Reproduce the listing below exactly, minus its pictures.

# DATA SECTION start

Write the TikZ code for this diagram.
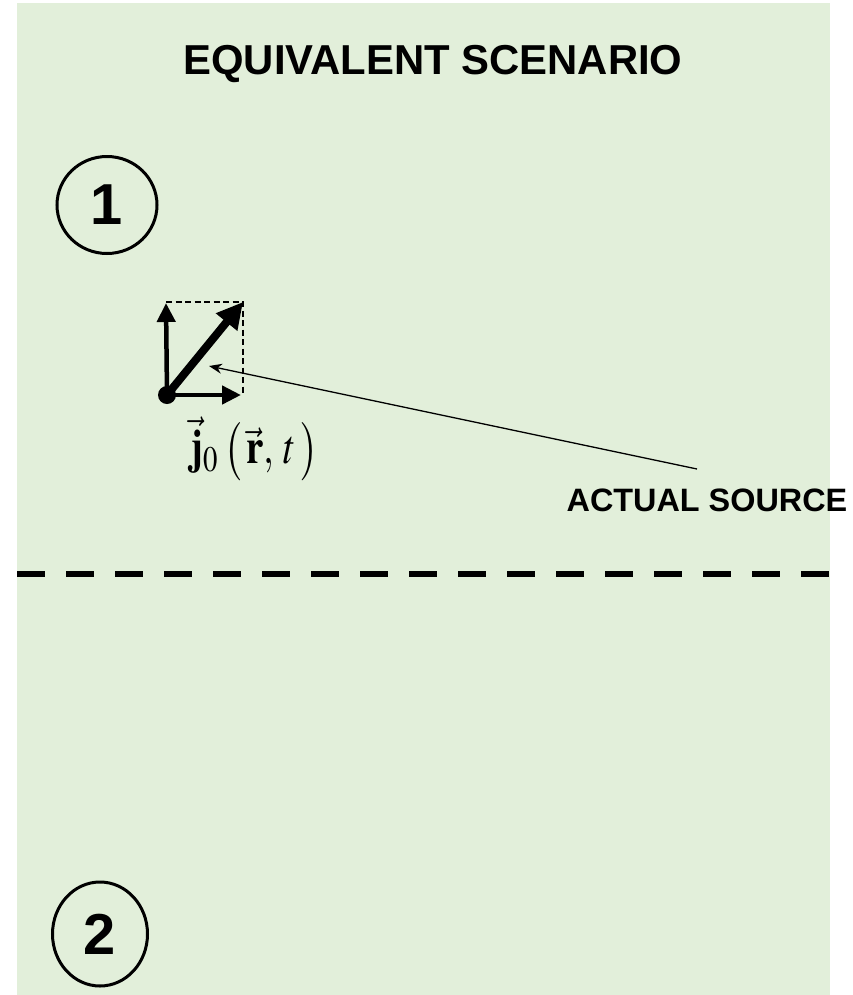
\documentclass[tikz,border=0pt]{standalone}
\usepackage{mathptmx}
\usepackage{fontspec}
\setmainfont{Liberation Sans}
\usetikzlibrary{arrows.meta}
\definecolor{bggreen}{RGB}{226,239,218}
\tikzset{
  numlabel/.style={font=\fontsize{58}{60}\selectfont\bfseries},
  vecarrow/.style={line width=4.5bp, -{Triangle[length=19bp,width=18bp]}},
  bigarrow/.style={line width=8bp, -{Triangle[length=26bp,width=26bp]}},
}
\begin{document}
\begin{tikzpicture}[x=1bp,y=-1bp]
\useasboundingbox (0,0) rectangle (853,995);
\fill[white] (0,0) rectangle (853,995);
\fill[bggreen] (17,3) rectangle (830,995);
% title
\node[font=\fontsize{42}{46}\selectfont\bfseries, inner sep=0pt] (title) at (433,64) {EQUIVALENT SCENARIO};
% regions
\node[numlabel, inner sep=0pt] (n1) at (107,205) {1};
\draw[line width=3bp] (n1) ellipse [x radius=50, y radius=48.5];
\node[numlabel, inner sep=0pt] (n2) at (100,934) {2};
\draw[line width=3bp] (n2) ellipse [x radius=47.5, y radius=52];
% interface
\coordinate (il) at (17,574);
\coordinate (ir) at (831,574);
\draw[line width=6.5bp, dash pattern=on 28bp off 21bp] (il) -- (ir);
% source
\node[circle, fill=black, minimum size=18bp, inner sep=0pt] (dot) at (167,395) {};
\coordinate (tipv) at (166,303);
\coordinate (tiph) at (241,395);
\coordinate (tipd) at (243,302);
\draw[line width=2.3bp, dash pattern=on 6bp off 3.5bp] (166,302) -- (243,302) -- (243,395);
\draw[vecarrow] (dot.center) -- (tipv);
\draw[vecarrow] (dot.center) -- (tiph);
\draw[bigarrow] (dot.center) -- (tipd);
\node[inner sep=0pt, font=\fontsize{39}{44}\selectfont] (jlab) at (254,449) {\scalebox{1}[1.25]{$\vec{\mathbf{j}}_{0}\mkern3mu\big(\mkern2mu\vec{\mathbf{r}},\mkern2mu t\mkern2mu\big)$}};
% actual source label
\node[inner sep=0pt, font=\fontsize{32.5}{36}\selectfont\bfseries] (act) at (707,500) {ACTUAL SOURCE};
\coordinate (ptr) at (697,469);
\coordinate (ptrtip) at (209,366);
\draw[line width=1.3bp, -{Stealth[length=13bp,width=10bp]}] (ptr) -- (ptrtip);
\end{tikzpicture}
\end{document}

# DATA SECTION end

> _SOLUTION FOR THIS PROBLEM_:
Write the TikZ code for this diagram.
\documentclass[tikz,border=0pt]{standalone}
\usepackage{mathptmx}
\usepackage{fontspec}
\setmainfont{Liberation Sans}
\usetikzlibrary{arrows.meta}
\definecolor{bggreen}{RGB}{226,239,218}
\tikzset{
  numlabel/.style={font=\fontsize{58}{60}\selectfont\bfseries},
  vecarrow/.style={line width=4.5bp, -{Triangle[length=19bp,width=18bp]}},
  bigarrow/.style={line width=8bp, -{Triangle[length=26bp,width=26bp]}},
}
\begin{document}
\begin{tikzpicture}[x=1bp,y=-1bp]
\useasboundingbox (0,0) rectangle (853,995);
\fill[white] (0,0) rectangle (853,995);
\fill[bggreen] (17,3) rectangle (830,995);
% title
\node[font=\fontsize{42}{46}\selectfont\bfseries, inner sep=0pt] (title) at (433,64) {EQUIVALENT SCENARIO};
% regions
\node[numlabel, inner sep=0pt] (n1) at (107,205) {1};
\draw[line width=3bp] (n1) ellipse [x radius=50, y radius=48.5];
\node[numlabel, inner sep=0pt] (n2) at (100,934) {2};
\draw[line width=3bp] (n2) ellipse [x radius=47.5, y radius=52];
% interface
\coordinate (il) at (17,574);
\coordinate (ir) at (831,574);
\draw[line width=6.5bp, dash pattern=on 28bp off 21bp] (il) -- (ir);
% source
\node[circle, fill=black, minimum size=18bp, inner sep=0pt] (dot) at (167,395) {};
\coordinate (tipv) at (166,303);
\coordinate (tiph) at (241,395);
\coordinate (tipd) at (243,302);
\draw[line width=2.3bp, dash pattern=on 6bp off 3.5bp] (166,302) -- (243,302) -- (243,395);
\draw[vecarrow] (dot.center) -- (tipv);
\draw[vecarrow] (dot.center) -- (tiph);
\draw[bigarrow] (dot.center) -- (tipd);
\node[inner sep=0pt, font=\fontsize{39}{44}\selectfont] (jlab) at (254,449) {\scalebox{1}[1.25]{$\vec{\mathbf{j}}_{0}\mkern3mu\big(\mkern2mu\vec{\mathbf{r}},\mkern2mu t\mkern2mu\big)$}};
% actual source label
\node[inner sep=0pt, font=\fontsize{32.5}{36}\selectfont\bfseries] (act) at (707,500) {ACTUAL SOURCE};
\coordinate (ptr) at (697,469);
\coordinate (ptrtip) at (209,366);
\draw[line width=1.3bp, -{Stealth[length=13bp,width=10bp]}] (ptr) -- (ptrtip);
\end{tikzpicture}
\end{document}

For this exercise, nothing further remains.